→ **Requirements**
Set the listing down again in full, word for word, with the pictures left out.

→ **Data section**

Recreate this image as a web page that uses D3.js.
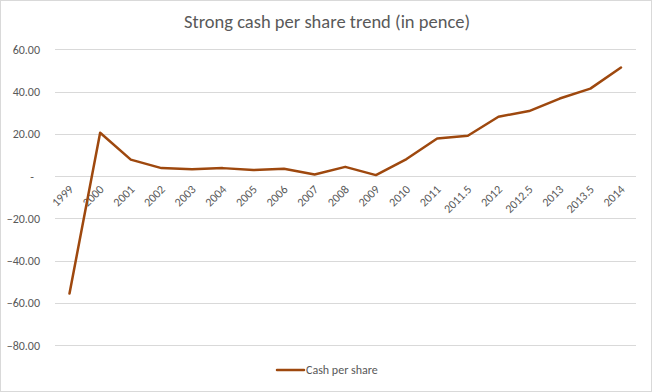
<!DOCTYPE html>
<html><head><meta charset="utf-8">
<script src="https://cdn.jsdelivr.net/npm/d3@7"></script>
<style>body{margin:0;background:#fff}svg{display:block}</style>
</head><body>
<script>
const categories = ["1999","2000","2001","2002","2003","2004","2005","2006","2007","2008","2009","2010","2011","2011.5","2012","2012.5","2013","2013.5","2014"];
const cashPerShare = [-55.5,20.5,7.8,3.8,3.3,3.8,2.9,3.5,0.8,4.4,0.5,8.1,17.8,19.1,28.1,30.8,36.7,41.4,51.4];
const yTicks = [60,40,20,0,-20,-40,-60,-80];
const seriesName = "Cash per share";
const title = "Strong cash per share trend (in pence)";

const W = 652, H = 392;
const svg = d3.select("body").append("svg").attr("width", W).attr("height", H);
svg.append("rect").attr("x",0.5).attr("y",0.5).attr("width",W-1).attr("height",H-1)
  .attr("fill","#fff").attr("stroke","#d9d9d9");

const x = d3.scalePoint().domain(categories).range([69.5, 621]);
const y = d3.scaleLinear().domain([-80, 60]).range([345.3, 49.3]);

const font = "Calibri, Carlito, 'Open Sans', sans-serif";

svg.append("text").attr("x", 327).attr("y", 28).attr("text-anchor","middle")
  .attr("font-family", font).attr("font-size", 18.5).attr("fill","#595959").text(title);

// gridlines
svg.append("g").selectAll("line").data(yTicks).join("line")
  .attr("x1", 55).attr("x2", 636)
  .attr("y1", d => Math.round(y(d)) + 0.5).attr("y2", d => Math.round(y(d)) + 0.5)
  .attr("stroke", "#d9d9d9").attr("stroke-width", 1);

// y axis labels
const yAxis = d3.axisLeft(y).tickValues(yTicks).tickSize(0)
  .tickFormat(d => d === 0 ? "-" : d3.format(".2f")(d));
const gy = svg.append("g").attr("transform","translate(40,0)").call(yAxis);
gy.select(".domain").remove();
gy.selectAll("text").attr("font-family", font).attr("font-size", 12).attr("fill","#595959").attr("x", 0)
  .attr("dx", d => d === 0 ? -6 : 0);

// x axis labels
const xAxis = d3.axisBottom(x).tickSize(0);
const gx = svg.append("g").attr("transform", `translate(0,${y(0)})`).call(xAxis);
gx.select(".domain").remove();
gx.selectAll("text")
  .attr("font-family", font).attr("font-size", 12).attr("fill","#595959")
  .attr("text-anchor","end").attr("dy", null).attr("y", 0)
  .attr("transform","translate(4,14) rotate(-45)");

// line
const line = d3.line().x((d,i) => x(categories[i])).y(d => y(d));
svg.append("path").datum(cashPerShare).attr("d", line)
  .attr("fill","none").attr("stroke","#9E480E").attr("stroke-width",2.5)
  .attr("stroke-linejoin","round").attr("stroke-linecap","round");

// legend
svg.append("line").attr("x1",277).attr("x2",304).attr("y1",370).attr("y2",370)
  .attr("stroke","#9E480E").attr("stroke-width",2.5).attr("stroke-linecap","round");
svg.append("text").attr("x",306).attr("y",374).attr("font-family",font).attr("font-size",12)
  .attr("fill","#595959").text(seriesName);
</script>
</body></html>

→ **Task output**
Recreate this image as a web page that uses D3.js.
<!DOCTYPE html>
<html><head><meta charset="utf-8">
<script src="https://cdn.jsdelivr.net/npm/d3@7"></script>
<style>body{margin:0;background:#fff}svg{display:block}</style>
</head><body>
<script>
const categories = ["1999","2000","2001","2002","2003","2004","2005","2006","2007","2008","2009","2010","2011","2011.5","2012","2012.5","2013","2013.5","2014"];
const cashPerShare = [-55.5,20.5,7.8,3.8,3.3,3.8,2.9,3.5,0.8,4.4,0.5,8.1,17.8,19.1,28.1,30.8,36.7,41.4,51.4];
const yTicks = [60,40,20,0,-20,-40,-60,-80];
const seriesName = "Cash per share";
const title = "Strong cash per share trend (in pence)";

const W = 652, H = 392;
const svg = d3.select("body").append("svg").attr("width", W).attr("height", H);
svg.append("rect").attr("x",0.5).attr("y",0.5).attr("width",W-1).attr("height",H-1)
  .attr("fill","#fff").attr("stroke","#d9d9d9");

const x = d3.scalePoint().domain(categories).range([69.5, 621]);
const y = d3.scaleLinear().domain([-80, 60]).range([345.3, 49.3]);

const font = "Calibri, Carlito, 'Open Sans', sans-serif";

svg.append("text").attr("x", 327).attr("y", 28).attr("text-anchor","middle")
  .attr("font-family", font).attr("font-size", 18.5).attr("fill","#595959").text(title);

// gridlines
svg.append("g").selectAll("line").data(yTicks).join("line")
  .attr("x1", 55).attr("x2", 636)
  .attr("y1", d => Math.round(y(d)) + 0.5).attr("y2", d => Math.round(y(d)) + 0.5)
  .attr("stroke", "#d9d9d9").attr("stroke-width", 1);

// y axis labels
const yAxis = d3.axisLeft(y).tickValues(yTicks).tickSize(0)
  .tickFormat(d => d === 0 ? "-" : d3.format(".2f")(d));
const gy = svg.append("g").attr("transform","translate(40,0)").call(yAxis);
gy.select(".domain").remove();
gy.selectAll("text").attr("font-family", font).attr("font-size", 12).attr("fill","#595959").attr("x", 0)
  .attr("dx", d => d === 0 ? -6 : 0);

// x axis labels
const xAxis = d3.axisBottom(x).tickSize(0);
const gx = svg.append("g").attr("transform", `translate(0,${y(0)})`).call(xAxis);
gx.select(".domain").remove();
gx.selectAll("text")
  .attr("font-family", font).attr("font-size", 12).attr("fill","#595959")
  .attr("text-anchor","end").attr("dy", null).attr("y", 0)
  .attr("transform","translate(4,14) rotate(-45)");

// line
const line = d3.line().x((d,i) => x(categories[i])).y(d => y(d));
svg.append("path").datum(cashPerShare).attr("d", line)
  .attr("fill","none").attr("stroke","#9E480E").attr("stroke-width",2.5)
  .attr("stroke-linejoin","round").attr("stroke-linecap","round");

// legend
svg.append("line").attr("x1",277).attr("x2",304).attr("y1",370).attr("y2",370)
  .attr("stroke","#9E480E").attr("stroke-width",2.5).attr("stroke-linecap","round");
svg.append("text").attr("x",306).attr("y",374).attr("font-family",font).attr("font-size",12)
  .attr("fill","#595959").text(seriesName);
</script>
</body></html>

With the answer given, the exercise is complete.